Jimly Serukan Masyarakat “Move On” Pasca Pilpres
Khotbah Idul Adha

Jimly Serukan Masyarakat “Move On” Pasca Pilpres

Pemimpin harus mempersempit jarak kesenjangan di tengah masyarakat.

ALI
Bacaan 2 Menit

Jimly berpesan salah satu hal yang perlu dibenahi adalah ketimpangan di dalam struktur kehidupan masyarakat Indonesia. Yakni, antara si kaya dan si miskin, atau antara yang berkuasa dan yang tidak berkuasa. “Ini tidak boleh dibiarkan terlalu jauh dan timpang. Jangan biarkan pasar bebas di bidang ekonomi maupun politik merajalela menciptakan jarak itu,” tambahnya.

Menurutnya, bila kebebasan sebagai akibat demokrasi dibiarkan tanpa arah dan kendali, maka yang yang rugi justru masyarakat kecil. “Sudah pasti yang paling pandai menikmati dan paling banyak mendapatkan keuntungan akibat kebebasan itu adalah kaum elit, baik ekonomi ataupun politik,” ujarnya.

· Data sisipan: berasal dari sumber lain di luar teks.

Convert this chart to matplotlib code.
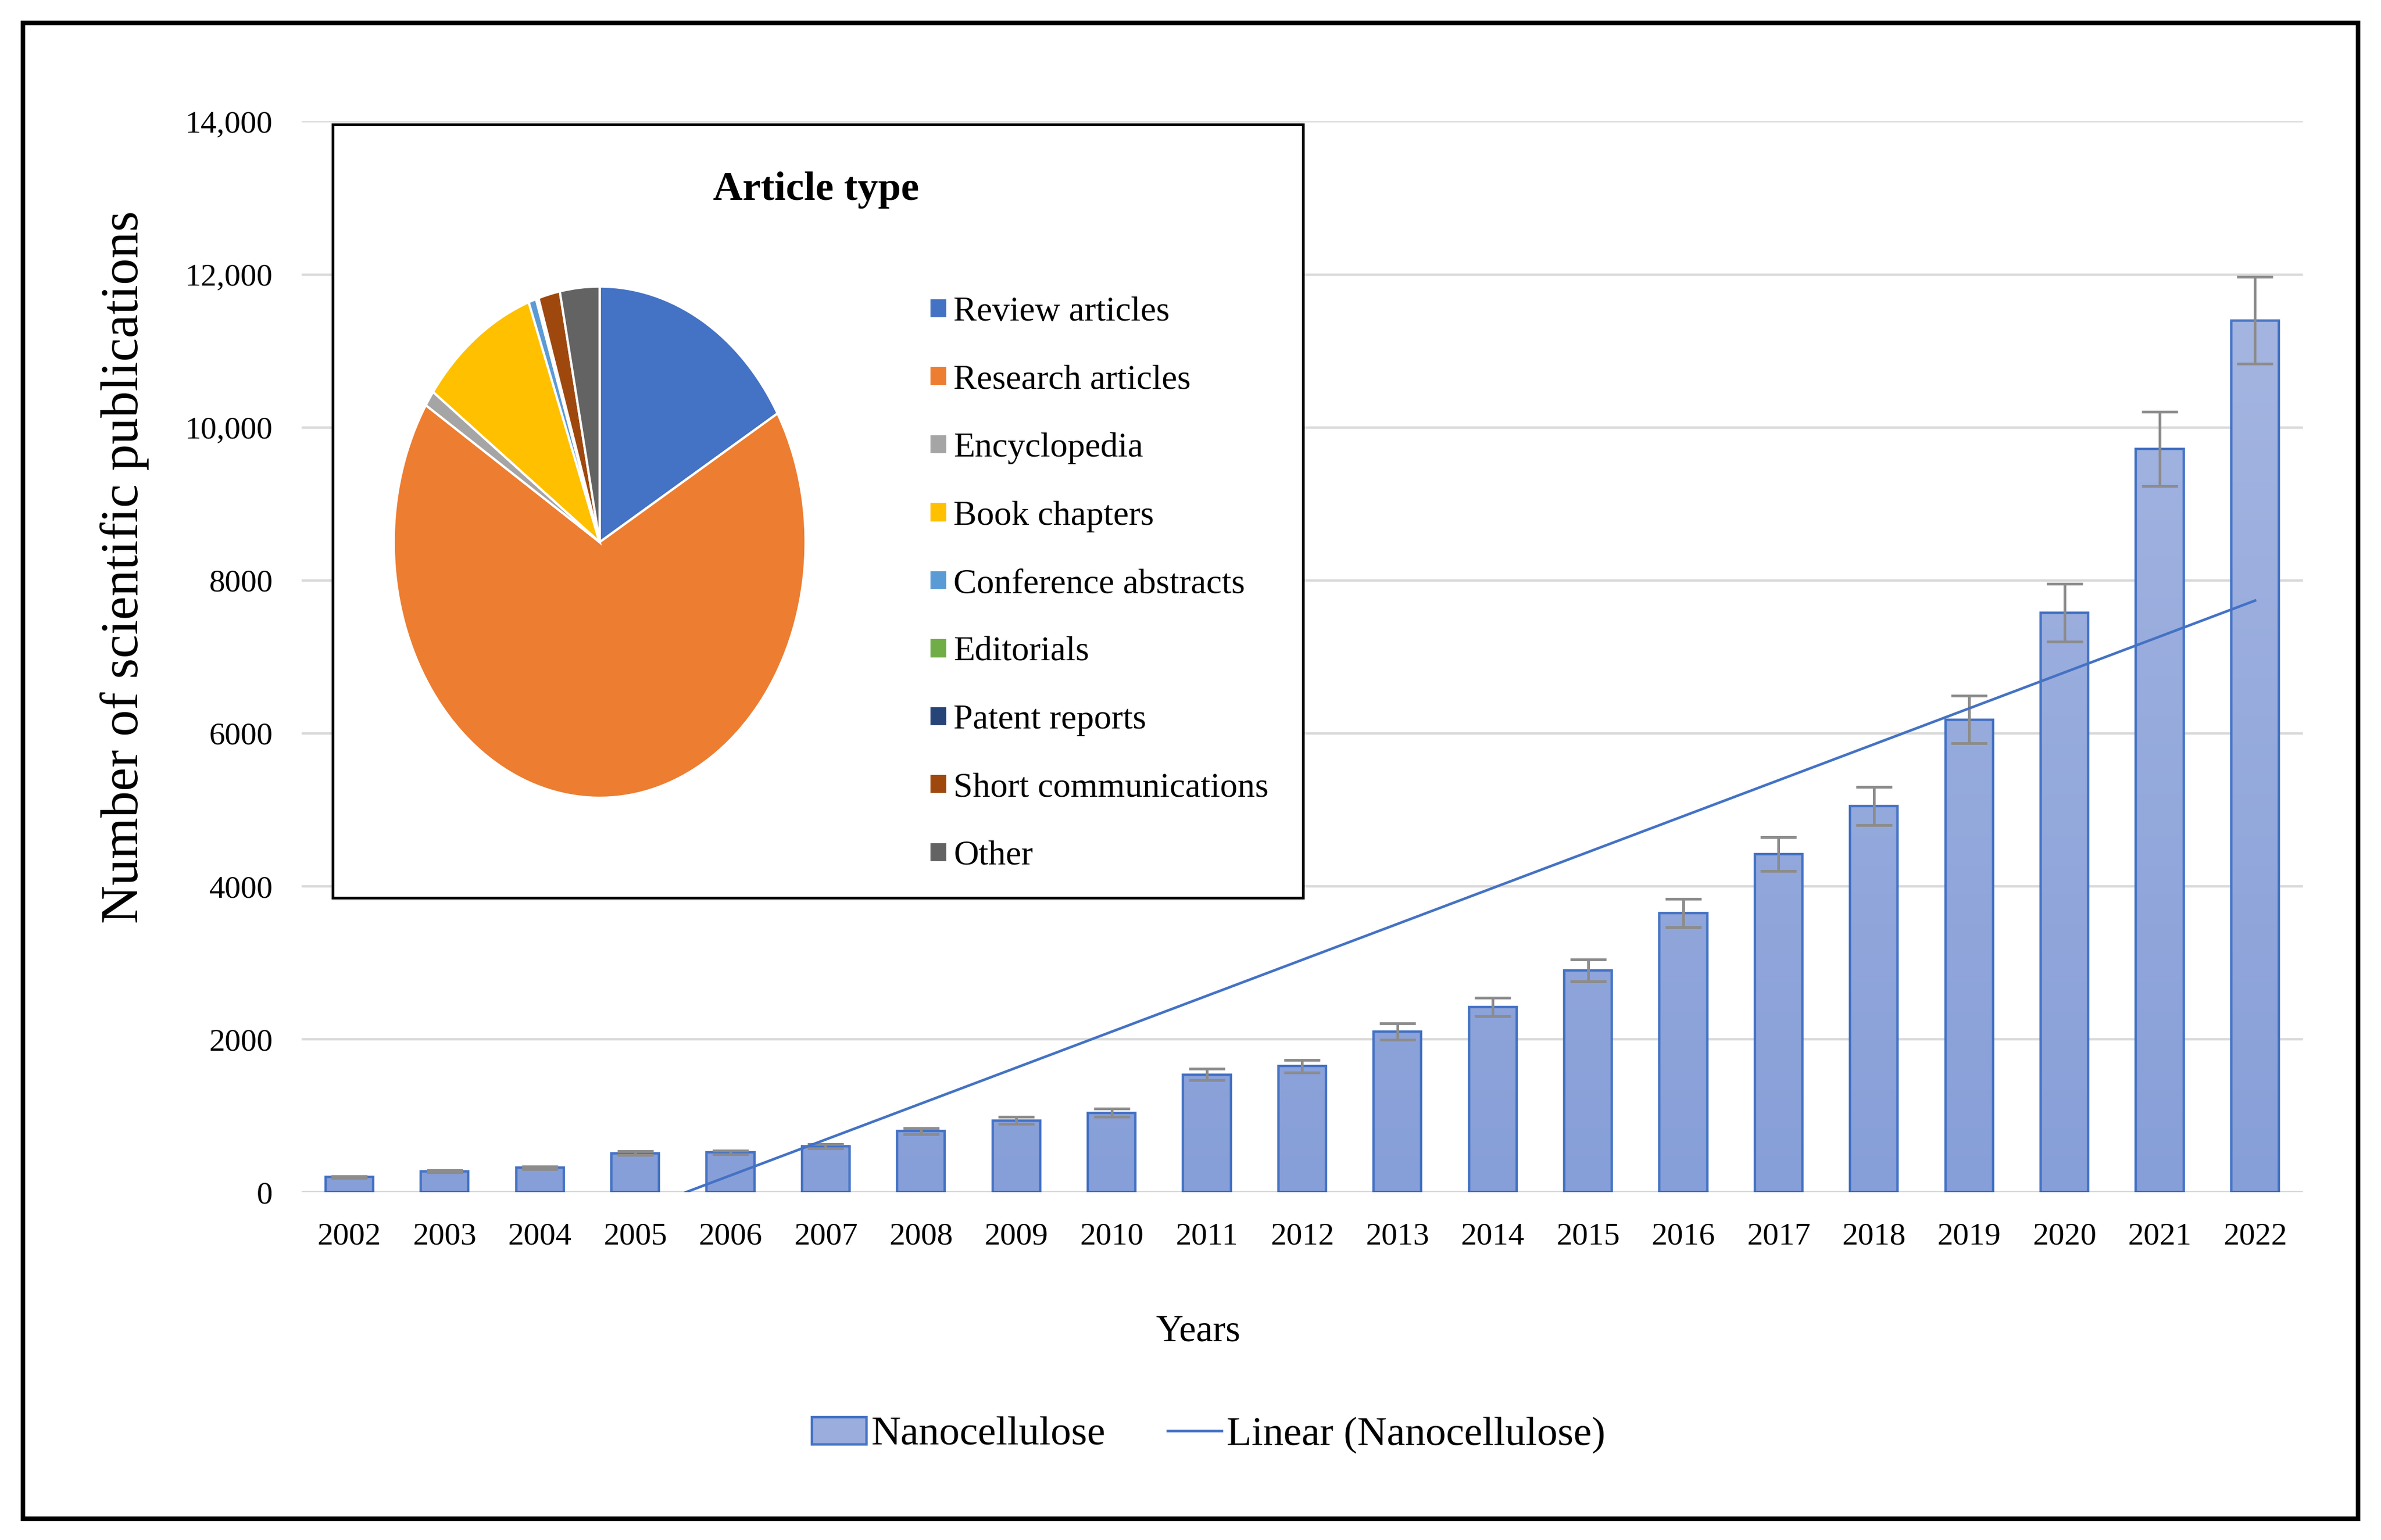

Jimly menyitir data dari International Labour Organization (ILO) untuk membuktikan adanya kesenjangan di kalangan masyarakat. Bila mengacu ke standar ILO, jarak penghasilan yang adil antara gaji tertinggi dan terendah haruslah di sekitar 1:7. “Jika bawahan terendah berpenghasilah Rp 1 juta, maka penghasilan atasan yang tertinggi tidak boleh lebih dari Rp 7 juta,” ujarnya.

“Di negara-negara maju, gaji pegawai toko jaraknya tidak terlalu jauh dengan gaji senator (anggota parlemen,-red),” sebutnya.

Bagaimana dengan Indonesia?

Di masa awal kemerdekaan dan masa Orde Lama, lanjut Jimly, jarang penghasilan terendah dan tertinggi berkisar 1 berbanding 10-an. Di masa Orde Baru, jurang ketimpangan melebar menjadi 1 berbanding 100-an. Namun, sekarang di era demokrasi yang serba bebas, jarak penghasilan terendah dan yang tertinggi itu meningkat sangat fantastis menjadi 1 berbanding ribuan.

“Tanpa harus menyebut para penganggur, sekarang masih banyak orang yang berpenghasilan hanya Rp 500 ribu per bulan, tetapi pada saat yang sama sudah sangat banyak kaum profesional yang penghasilannya lebih dari Rp 750 juta per bulan,” tuturnya.

Jimly mengatakan penghasilan-pengasilan tersebut sah secara hukum dan halal secara agama, tetapi sama sekali tidak mencerminkan keadilan. Artinya, lanjut Jimly, sesuatu yang halal dan sah secara hukum belum tentu baik dan berkeadilan. “Jika hukum tidak mencerminkan keadilan, maka yang ditegakkan oleh para penegak hukum sehari-hari bukanlah keadilan, tetapi hanya teks-teks formal norma hukum yang tidak berjiwa,” ujarnya.

“Karena itu, marilah kita tegakkan keadilan, bukan sekedar aturan-aturan tekstual dan formal. Dengan keadilan itulah kita buktikan bahwa kita benar-benar bertaqwa kepada Allah,” pungkas mantan Ketua Mahkamah Konstitusi (MK) ini.